Cerbera (1996-2003): The Cerbera marked a turning point. For the first time, TVR didn’t depend on borrowed engines. Wheeler and chief engineer Al Melling developed the AJP8: a 4.2-liter V8 designed completely in-house. And the Speed Six: a 4.0-liter inline-six producing 350 hp and a roar that no other six-cylinder in the world could match.

Tuscan (1999-2006): With the Tuscan, TVR abandoned any pretense of normality. The design was alien: no conventional mirrors, no visible door handles, forms that seemed designed by someone under psychotropic influence. And it worked.
Sagaris (2005-2006): The last creation of the Wheeler era, and perhaps the most extreme. The Sagaris looked built for intergalactic warfare: exposed air intakes everywhere, functional spoilers, visual aggression that made contemporary Lamborghinis look conservative.
But the Sagaris has a distinction no other modern car can claim: it was banned in several markets for being too dangerous to legally sell.
The car didn’t meet EU crash safety standards or American regulations. No airbags. No ABS. No programmed deformation zones. TVR simply refused to modify the design to comply, arguing it would ruin the car’s character.
The result: the Sagaris could only be sold in the UK and a few markets with laxer regulations. In Germany, France, Italy, the US… it was literally illegal. TVR preferred to give up entire markets rather than compromise their philosophy.
The Philosophy of Honest Speed
What made TVRs special wasn’t just their brute power or extreme lightness. It was their visceral honesty.
Every gram of chassis feedback arrived unfiltered through the steering wheel. Every engine vibration was felt in the seat. Every reaction to driver inputs was immediate, without computers deciding what the driver “really wanted to do.”

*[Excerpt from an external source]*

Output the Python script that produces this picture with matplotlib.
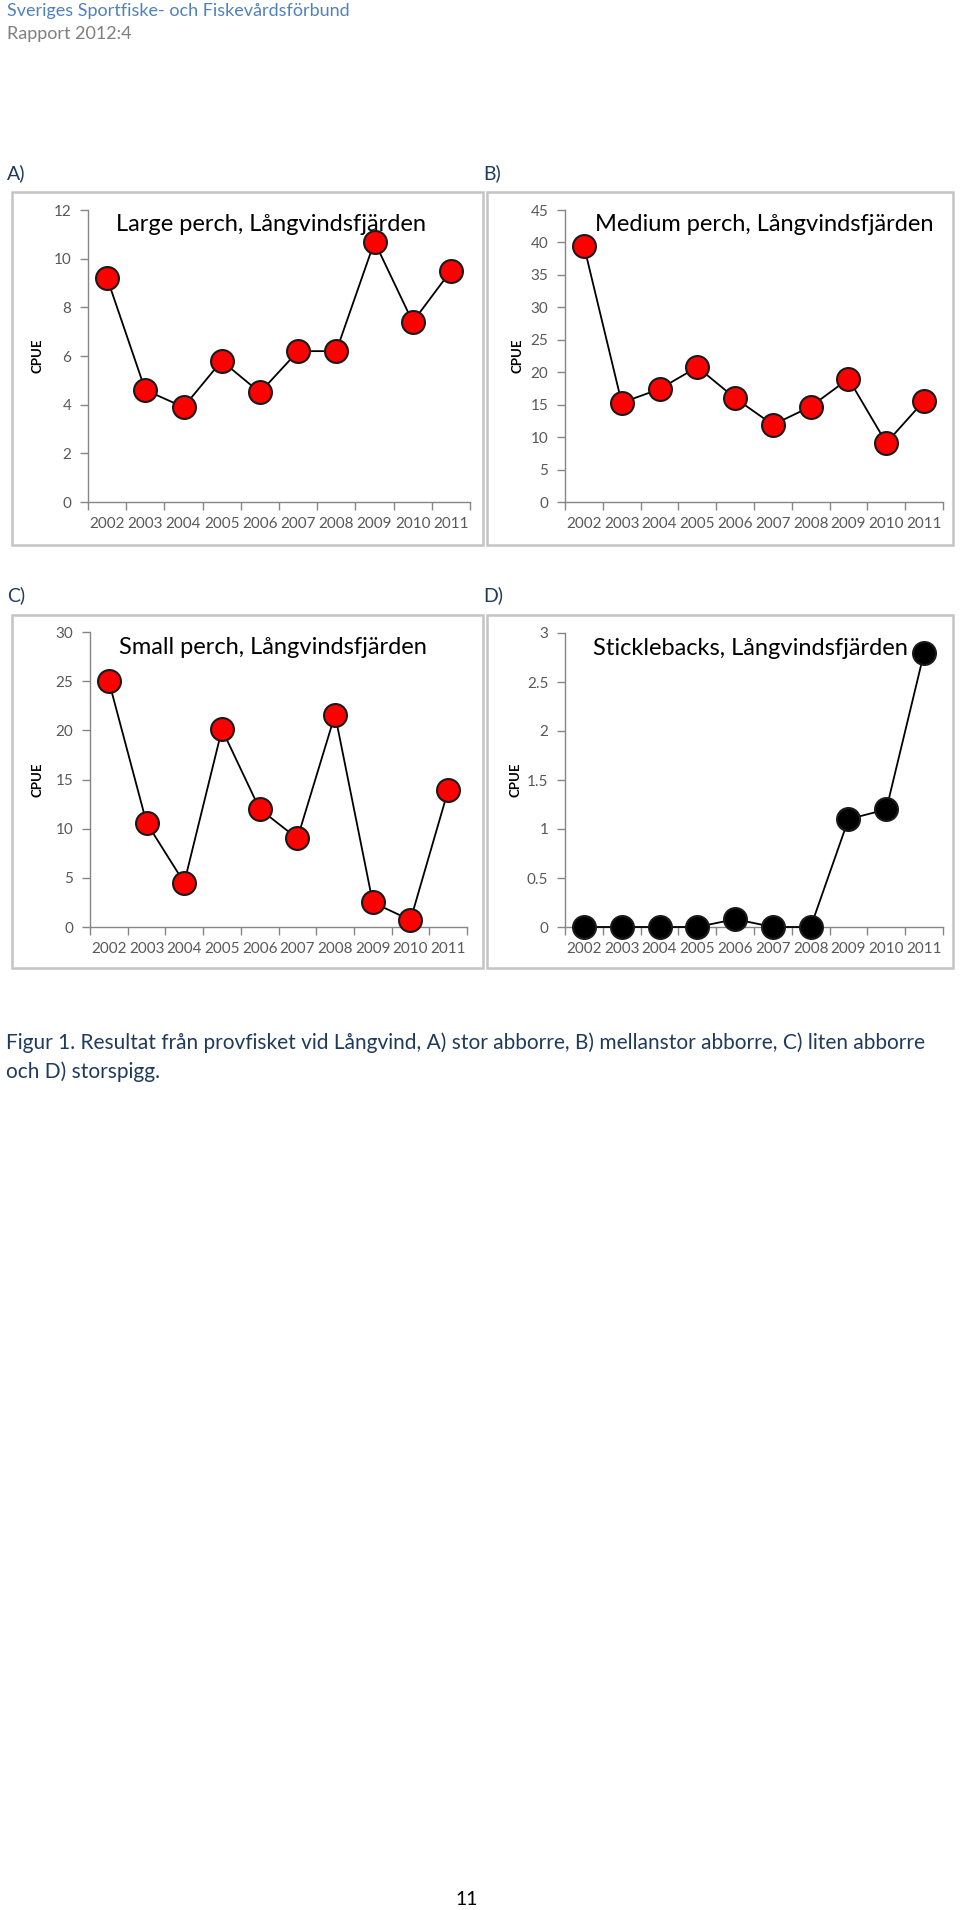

Driving a TVR fast required real skill. You couldn’t just floor the accelerator and let traction control save your incompetence. If you made a mistake, you paid the consequences. Immediately.
For true enthusiasts—those who considered driving an art requiring practice and dedication—this was exactly the point.
The Reliability Problem
Let’s be honest: Wheeler-era TVRs had a reliability reputation that, being generous, we could describe as “characteristic.”
Fiberglass panels that didn’t quite fit. Electrics that worked when they felt like it. Engines requiring constant attention. Water leaks appearing mysteriously. Electrical problems defying all logic.
But TVR owners accepted this as part of the deal. You didn’t buy a TVR expecting Toyota reliability or Porsche build quality. You bought a TVR because you wanted something no other brand in the world could give you.
The Collapse
Peter Wheeler sold TVR in 2004 to a young Russian businessman named Nikolai Smolensky. The promises never materialized. In 2006, the Blackpool factory closed definitively.
In 2017, a new Griffith was announced. Today, deliveries remain more promise than reality.
The Legacy
Perhaps it’s better this way. TVRs represent an unrepeatable moment in automotive history: when a small company could build cars following only its own vision, without safety committees, without focus groups, without fear.
That era won’t return. Modern regulations make it impossible to sell a car without ABS, without airbags, without the hundreds of safety systems legislation demands.
But the cars TVR left behind still exist. Still in the hands of owners who care for them obsessively, who take them out on sunny days to remember what it meant to drive a car that treated you as an adult responsible for your own decisions.
They’re machines from another era. Dangerous, imperfect, exciting.
And the automotive world is better for their existence.